The Sasquatch M1 rosin press comes in many forms – there are a variety of peripherals and accessories to customize it to any presser’s tastes. For example, you can choose between a hand or foot pump to operate pressure – whichever one you find more comfortable.
It’s worth noting, however, that the Sasquatch M1 doesn’t ship with a pressure gauge – it must be purchased separately.
What makes a rosin press good or bad?
Rosin presses are fairly new on the market, and new versions with new features are being released all the time. If you ask the pros, there are a whole slew of features you might or might not want in a rosin press machine. But for most people, there are only a few things to pay attention to.

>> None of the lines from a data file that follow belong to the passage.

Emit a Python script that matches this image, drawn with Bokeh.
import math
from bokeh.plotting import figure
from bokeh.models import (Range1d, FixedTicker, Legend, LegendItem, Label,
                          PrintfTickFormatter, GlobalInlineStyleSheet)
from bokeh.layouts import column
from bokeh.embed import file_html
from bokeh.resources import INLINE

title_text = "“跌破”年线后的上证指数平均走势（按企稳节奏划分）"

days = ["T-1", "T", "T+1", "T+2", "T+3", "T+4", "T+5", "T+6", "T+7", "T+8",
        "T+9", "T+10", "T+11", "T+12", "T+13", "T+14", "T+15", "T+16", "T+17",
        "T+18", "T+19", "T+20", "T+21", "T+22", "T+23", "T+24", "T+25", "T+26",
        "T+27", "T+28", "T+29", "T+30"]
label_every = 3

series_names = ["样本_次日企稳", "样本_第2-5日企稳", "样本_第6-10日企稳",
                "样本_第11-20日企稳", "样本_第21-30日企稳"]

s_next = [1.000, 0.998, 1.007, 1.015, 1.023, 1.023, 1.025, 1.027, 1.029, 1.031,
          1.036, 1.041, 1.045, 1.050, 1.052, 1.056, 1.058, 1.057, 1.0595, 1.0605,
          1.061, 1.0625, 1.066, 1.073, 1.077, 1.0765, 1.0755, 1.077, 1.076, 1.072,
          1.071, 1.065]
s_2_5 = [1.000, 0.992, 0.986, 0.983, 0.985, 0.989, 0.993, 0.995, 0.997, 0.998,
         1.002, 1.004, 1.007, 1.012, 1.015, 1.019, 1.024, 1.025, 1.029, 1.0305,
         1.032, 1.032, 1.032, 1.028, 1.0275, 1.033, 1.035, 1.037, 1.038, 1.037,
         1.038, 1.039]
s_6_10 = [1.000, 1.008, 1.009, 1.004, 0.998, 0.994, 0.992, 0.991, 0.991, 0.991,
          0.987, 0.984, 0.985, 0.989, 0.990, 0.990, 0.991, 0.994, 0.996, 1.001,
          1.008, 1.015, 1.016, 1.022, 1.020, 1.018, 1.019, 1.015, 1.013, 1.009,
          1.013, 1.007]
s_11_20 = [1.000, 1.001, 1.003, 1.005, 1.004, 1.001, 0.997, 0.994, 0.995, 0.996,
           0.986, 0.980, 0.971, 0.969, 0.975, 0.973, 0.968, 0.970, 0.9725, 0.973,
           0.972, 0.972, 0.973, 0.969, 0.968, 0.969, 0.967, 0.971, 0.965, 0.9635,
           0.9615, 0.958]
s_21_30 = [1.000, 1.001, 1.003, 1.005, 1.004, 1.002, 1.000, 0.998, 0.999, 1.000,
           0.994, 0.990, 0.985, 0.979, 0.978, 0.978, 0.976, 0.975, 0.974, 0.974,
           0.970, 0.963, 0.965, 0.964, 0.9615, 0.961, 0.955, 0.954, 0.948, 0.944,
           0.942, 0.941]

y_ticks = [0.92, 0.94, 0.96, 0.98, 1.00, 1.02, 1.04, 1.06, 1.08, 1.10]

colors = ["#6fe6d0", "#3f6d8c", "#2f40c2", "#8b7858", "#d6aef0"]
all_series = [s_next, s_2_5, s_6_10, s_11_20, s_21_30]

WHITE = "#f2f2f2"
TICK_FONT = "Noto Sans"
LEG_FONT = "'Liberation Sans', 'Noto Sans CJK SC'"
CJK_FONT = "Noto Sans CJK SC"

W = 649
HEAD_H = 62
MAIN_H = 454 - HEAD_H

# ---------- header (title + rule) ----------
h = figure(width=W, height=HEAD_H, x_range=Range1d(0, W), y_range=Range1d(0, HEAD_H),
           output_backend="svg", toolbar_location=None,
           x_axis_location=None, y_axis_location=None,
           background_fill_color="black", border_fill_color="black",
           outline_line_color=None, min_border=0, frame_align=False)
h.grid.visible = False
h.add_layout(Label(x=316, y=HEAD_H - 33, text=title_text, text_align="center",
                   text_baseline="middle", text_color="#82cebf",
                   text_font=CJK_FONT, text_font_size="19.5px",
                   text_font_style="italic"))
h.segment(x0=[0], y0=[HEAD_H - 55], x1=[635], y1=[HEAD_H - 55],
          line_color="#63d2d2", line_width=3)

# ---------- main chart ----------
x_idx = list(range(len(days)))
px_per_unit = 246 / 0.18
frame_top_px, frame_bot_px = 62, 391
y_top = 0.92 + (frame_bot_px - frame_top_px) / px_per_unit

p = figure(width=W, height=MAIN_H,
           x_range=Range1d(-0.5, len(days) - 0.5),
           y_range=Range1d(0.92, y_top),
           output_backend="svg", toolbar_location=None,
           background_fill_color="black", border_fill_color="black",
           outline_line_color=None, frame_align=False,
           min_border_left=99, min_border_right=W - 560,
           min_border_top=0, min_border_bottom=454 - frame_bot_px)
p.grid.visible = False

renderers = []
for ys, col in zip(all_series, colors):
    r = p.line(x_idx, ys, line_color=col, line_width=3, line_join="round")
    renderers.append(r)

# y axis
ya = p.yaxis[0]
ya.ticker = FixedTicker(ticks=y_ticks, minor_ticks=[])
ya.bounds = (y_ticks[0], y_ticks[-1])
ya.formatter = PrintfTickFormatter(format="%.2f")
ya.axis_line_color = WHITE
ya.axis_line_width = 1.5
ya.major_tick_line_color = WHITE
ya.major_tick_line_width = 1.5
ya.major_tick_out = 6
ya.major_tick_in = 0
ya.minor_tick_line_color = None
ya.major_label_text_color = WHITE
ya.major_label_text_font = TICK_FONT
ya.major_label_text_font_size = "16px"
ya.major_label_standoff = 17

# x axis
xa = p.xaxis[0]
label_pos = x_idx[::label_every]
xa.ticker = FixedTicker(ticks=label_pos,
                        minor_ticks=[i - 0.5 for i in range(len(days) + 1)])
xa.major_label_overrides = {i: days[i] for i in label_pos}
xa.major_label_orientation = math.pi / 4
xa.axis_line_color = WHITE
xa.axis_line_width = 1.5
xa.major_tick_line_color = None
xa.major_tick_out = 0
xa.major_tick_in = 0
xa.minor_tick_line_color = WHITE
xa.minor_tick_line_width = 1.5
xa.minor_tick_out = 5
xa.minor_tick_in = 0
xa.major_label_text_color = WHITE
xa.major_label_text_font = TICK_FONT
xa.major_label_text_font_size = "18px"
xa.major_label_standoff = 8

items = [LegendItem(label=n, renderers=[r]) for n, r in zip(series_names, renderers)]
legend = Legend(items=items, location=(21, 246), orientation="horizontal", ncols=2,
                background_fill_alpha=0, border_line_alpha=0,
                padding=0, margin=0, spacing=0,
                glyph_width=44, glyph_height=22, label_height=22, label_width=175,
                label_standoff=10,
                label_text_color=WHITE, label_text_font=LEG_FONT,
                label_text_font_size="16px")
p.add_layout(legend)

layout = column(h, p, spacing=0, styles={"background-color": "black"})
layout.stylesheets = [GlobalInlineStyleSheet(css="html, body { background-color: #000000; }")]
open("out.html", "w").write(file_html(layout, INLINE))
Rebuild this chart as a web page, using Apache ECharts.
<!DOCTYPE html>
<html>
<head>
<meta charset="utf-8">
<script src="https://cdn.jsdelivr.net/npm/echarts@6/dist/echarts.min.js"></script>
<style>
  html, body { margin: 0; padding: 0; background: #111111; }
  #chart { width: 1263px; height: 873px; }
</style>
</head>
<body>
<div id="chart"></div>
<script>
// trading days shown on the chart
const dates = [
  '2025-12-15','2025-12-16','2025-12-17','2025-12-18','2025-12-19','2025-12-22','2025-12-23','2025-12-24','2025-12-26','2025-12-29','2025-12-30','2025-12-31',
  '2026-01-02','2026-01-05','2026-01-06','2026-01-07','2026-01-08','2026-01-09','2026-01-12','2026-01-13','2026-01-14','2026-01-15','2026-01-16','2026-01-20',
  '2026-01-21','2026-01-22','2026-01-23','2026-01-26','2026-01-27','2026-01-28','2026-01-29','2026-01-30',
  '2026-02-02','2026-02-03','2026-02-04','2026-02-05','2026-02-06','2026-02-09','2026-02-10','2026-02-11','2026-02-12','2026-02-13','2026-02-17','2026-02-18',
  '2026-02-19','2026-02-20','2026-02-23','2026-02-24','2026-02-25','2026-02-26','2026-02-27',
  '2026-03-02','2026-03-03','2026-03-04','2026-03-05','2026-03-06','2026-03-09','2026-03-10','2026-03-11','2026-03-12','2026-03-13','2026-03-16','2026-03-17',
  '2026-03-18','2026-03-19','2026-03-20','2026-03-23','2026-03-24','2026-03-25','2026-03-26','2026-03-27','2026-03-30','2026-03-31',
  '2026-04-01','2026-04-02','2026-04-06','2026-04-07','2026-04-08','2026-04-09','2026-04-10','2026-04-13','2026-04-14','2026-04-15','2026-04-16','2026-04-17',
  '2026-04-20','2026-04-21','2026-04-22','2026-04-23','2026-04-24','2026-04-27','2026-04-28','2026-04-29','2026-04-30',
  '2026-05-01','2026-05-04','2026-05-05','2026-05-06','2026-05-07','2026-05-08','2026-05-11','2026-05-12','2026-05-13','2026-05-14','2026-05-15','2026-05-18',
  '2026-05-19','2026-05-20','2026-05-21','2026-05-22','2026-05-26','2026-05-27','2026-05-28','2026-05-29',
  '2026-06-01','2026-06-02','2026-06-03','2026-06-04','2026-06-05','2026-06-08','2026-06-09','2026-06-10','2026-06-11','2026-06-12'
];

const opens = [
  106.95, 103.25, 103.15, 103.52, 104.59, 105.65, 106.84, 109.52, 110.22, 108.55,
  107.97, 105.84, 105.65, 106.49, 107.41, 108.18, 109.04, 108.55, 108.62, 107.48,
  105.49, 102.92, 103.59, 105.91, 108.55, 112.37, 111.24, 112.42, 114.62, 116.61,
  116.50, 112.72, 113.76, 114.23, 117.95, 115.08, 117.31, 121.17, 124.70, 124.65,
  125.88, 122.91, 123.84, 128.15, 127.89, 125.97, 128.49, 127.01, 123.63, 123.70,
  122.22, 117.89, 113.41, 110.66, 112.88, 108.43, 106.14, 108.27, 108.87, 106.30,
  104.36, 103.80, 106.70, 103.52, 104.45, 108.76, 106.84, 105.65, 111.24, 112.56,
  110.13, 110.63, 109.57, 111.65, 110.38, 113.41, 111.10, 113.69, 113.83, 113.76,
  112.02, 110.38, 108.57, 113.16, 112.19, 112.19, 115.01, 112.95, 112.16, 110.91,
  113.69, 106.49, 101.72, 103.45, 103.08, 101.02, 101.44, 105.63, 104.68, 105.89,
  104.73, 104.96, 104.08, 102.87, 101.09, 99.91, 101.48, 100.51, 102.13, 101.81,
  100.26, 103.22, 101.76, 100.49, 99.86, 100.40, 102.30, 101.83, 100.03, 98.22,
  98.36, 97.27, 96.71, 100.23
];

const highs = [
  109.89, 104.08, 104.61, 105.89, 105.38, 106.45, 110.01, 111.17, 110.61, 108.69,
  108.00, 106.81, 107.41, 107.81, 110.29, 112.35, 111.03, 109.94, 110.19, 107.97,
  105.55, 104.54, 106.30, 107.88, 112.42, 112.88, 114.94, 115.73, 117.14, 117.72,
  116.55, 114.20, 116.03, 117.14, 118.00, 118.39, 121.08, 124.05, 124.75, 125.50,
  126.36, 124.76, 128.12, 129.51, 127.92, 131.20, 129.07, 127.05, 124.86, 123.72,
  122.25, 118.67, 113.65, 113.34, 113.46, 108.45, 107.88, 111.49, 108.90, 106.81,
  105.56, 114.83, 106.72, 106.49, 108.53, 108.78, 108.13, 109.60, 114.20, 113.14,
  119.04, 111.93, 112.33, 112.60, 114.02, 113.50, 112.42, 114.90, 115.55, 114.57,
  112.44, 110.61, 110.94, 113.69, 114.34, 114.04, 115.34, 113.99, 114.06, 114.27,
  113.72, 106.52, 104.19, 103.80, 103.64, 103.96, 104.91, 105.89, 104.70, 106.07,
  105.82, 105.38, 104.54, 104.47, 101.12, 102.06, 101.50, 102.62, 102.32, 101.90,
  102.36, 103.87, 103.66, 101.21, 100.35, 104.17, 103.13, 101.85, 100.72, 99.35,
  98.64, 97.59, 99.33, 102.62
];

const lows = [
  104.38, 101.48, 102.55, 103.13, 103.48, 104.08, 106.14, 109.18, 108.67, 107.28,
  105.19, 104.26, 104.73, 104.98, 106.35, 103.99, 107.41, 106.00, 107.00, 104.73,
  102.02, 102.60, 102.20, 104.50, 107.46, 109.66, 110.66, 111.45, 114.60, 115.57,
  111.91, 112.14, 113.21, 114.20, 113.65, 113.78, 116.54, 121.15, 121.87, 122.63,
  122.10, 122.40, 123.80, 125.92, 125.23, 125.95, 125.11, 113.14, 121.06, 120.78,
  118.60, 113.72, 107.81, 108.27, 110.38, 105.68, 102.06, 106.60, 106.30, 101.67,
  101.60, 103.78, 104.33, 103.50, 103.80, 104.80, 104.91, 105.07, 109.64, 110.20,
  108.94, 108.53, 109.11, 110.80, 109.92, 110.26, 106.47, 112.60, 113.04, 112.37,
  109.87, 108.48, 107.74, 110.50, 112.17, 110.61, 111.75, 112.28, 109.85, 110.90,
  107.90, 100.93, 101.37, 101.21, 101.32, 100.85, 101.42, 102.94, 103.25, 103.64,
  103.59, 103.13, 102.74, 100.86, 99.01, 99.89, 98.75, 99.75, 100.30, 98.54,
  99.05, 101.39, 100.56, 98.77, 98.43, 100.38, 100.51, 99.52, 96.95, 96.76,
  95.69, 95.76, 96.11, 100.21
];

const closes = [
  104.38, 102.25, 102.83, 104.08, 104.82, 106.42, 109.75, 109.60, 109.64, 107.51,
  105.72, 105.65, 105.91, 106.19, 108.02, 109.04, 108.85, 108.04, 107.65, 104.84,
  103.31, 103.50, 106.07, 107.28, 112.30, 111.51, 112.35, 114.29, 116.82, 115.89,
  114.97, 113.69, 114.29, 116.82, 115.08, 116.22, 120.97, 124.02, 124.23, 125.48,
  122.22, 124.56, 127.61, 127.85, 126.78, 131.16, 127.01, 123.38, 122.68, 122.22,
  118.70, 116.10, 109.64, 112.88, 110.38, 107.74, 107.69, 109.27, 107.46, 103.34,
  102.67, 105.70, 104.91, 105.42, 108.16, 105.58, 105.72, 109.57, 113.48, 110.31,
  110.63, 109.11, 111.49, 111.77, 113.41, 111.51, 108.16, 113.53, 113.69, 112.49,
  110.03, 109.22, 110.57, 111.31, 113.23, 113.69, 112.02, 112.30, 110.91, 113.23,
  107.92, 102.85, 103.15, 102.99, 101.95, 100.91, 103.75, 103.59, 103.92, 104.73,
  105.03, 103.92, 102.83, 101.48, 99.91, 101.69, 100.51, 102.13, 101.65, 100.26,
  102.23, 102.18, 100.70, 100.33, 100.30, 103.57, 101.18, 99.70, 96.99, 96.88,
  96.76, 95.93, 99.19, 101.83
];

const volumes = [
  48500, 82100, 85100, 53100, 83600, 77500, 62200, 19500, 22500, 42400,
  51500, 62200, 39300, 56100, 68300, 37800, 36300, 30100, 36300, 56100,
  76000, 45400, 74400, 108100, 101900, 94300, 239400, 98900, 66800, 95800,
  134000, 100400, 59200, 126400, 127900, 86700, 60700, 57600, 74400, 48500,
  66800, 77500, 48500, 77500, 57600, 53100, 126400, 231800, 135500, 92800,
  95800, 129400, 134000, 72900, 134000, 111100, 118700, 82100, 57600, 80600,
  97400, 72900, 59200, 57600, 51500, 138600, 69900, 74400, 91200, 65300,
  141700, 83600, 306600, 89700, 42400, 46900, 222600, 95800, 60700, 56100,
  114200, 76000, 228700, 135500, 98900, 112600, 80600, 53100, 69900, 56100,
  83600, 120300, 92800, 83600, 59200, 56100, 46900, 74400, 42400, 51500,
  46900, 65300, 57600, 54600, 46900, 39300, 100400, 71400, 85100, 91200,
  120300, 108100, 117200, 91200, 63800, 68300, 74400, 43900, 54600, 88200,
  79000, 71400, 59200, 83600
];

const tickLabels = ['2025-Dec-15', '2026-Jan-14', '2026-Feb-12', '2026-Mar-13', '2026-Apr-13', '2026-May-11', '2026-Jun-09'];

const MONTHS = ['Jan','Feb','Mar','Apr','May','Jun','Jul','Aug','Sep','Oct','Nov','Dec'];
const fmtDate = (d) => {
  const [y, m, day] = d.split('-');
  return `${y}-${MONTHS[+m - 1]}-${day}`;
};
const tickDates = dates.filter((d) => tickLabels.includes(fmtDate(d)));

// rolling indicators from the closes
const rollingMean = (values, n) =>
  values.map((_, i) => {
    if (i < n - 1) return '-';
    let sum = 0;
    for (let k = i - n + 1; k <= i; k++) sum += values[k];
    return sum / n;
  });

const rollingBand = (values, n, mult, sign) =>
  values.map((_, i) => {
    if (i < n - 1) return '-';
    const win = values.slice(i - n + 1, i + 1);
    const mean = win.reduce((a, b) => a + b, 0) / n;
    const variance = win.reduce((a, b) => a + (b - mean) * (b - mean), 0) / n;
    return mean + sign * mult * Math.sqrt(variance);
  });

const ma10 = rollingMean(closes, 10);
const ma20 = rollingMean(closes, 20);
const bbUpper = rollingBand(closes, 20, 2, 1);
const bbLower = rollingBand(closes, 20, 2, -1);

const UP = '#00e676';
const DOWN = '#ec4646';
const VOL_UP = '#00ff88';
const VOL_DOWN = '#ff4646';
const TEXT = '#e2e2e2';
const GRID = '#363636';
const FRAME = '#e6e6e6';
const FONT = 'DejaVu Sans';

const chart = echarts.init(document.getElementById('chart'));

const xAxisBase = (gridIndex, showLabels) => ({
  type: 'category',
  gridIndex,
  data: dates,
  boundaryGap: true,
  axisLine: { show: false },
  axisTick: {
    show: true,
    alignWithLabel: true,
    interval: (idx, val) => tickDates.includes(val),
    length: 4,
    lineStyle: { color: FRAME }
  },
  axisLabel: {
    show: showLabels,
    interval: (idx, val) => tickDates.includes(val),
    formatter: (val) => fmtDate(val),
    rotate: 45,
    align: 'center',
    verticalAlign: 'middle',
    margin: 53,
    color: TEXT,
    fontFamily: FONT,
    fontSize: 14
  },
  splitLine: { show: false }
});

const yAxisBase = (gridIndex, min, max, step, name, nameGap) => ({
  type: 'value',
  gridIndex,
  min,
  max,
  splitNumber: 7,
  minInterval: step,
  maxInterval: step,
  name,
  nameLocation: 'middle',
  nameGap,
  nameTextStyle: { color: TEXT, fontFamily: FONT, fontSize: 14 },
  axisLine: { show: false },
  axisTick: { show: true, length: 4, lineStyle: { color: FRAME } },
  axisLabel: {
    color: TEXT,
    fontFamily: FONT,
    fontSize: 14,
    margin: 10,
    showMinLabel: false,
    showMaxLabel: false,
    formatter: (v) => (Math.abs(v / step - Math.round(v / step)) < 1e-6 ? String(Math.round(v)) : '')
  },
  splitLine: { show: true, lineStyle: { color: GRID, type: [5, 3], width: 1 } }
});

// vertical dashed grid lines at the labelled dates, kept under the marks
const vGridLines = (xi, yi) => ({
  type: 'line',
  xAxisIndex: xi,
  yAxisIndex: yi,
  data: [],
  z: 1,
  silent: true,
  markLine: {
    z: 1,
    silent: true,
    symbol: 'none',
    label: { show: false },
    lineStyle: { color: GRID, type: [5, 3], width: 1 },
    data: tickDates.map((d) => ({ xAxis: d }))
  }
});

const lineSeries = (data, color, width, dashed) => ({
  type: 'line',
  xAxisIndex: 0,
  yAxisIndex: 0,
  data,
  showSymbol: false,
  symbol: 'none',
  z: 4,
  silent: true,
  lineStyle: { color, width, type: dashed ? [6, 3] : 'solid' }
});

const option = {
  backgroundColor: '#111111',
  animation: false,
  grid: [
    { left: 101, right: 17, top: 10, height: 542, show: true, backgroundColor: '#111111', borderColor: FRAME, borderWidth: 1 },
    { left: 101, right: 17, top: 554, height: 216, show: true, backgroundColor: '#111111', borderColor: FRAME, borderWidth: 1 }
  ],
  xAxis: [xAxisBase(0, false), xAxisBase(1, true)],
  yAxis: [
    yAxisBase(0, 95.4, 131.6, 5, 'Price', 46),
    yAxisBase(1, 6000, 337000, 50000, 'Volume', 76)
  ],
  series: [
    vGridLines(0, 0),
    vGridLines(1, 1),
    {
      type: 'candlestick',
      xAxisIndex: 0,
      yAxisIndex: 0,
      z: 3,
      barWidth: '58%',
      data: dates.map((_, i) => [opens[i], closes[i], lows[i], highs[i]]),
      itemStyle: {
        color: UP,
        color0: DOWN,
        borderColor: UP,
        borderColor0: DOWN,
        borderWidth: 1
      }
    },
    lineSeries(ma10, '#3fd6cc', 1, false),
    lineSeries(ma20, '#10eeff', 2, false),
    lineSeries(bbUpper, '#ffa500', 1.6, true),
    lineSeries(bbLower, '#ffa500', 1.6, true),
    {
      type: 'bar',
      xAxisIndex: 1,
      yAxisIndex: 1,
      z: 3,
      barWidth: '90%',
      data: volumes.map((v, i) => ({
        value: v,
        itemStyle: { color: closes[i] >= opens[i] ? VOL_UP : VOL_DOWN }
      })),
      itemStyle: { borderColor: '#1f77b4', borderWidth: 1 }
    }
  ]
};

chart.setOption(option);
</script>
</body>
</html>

Remember our three variables we mentioned? Time, heat and pressure – these are the only things you need to create great rosin. Almost any rosin press on the market today will be able to create the right amount of heat and pressure for good results. As for time – that just takes patience!
A great rosin press will have a pressure gauge and temperature display, so that you can keep track of your variables for consistent results. Without these features, you’re forced to rely on “feel” rather than any measurable variables. That’s not to say you can’t make great rosin without a pressure gauge – it’ll just take some trial and error before you’re able to determine intuitively how hard and how long to press for. If you’re looking for consistent results and ease of use, look for a rosin press that has both a temperature reading and a pressure gauge.
Another main difference between different presses is the size and max pressure. These mostly concern the amount of material you can process at a given time. If you’re looking to make rosin at industrial scale, you’ll need to do very careful research before pulling the trigger. But for the home rosineer, size isn’t so important – if your press can only handle 7g of material at a time, you can just do a second press. Time constraints are much less of an issue for pressing rosin at home, where you’re not worried about meeting quotas.
Some rosin presses have manual pressure levers, where you pull a lever down to initiate and maintain the pressing process, whereas others are fully automatic. It’s often a matter of personal preference which one is better for your needs.
With rosin currently selling for upwards of $100 per gram, there’s no doubt that you can make it much, much cheaper at home. If you are anywhere close to a heavy user, a rosin press will pay for itself in time.
For flower rosin, yields max out around 20%. That means if you pressed 10g, you’d get a max of 2g back. Hash rosin can yield much higher, sometimes as high as 60%.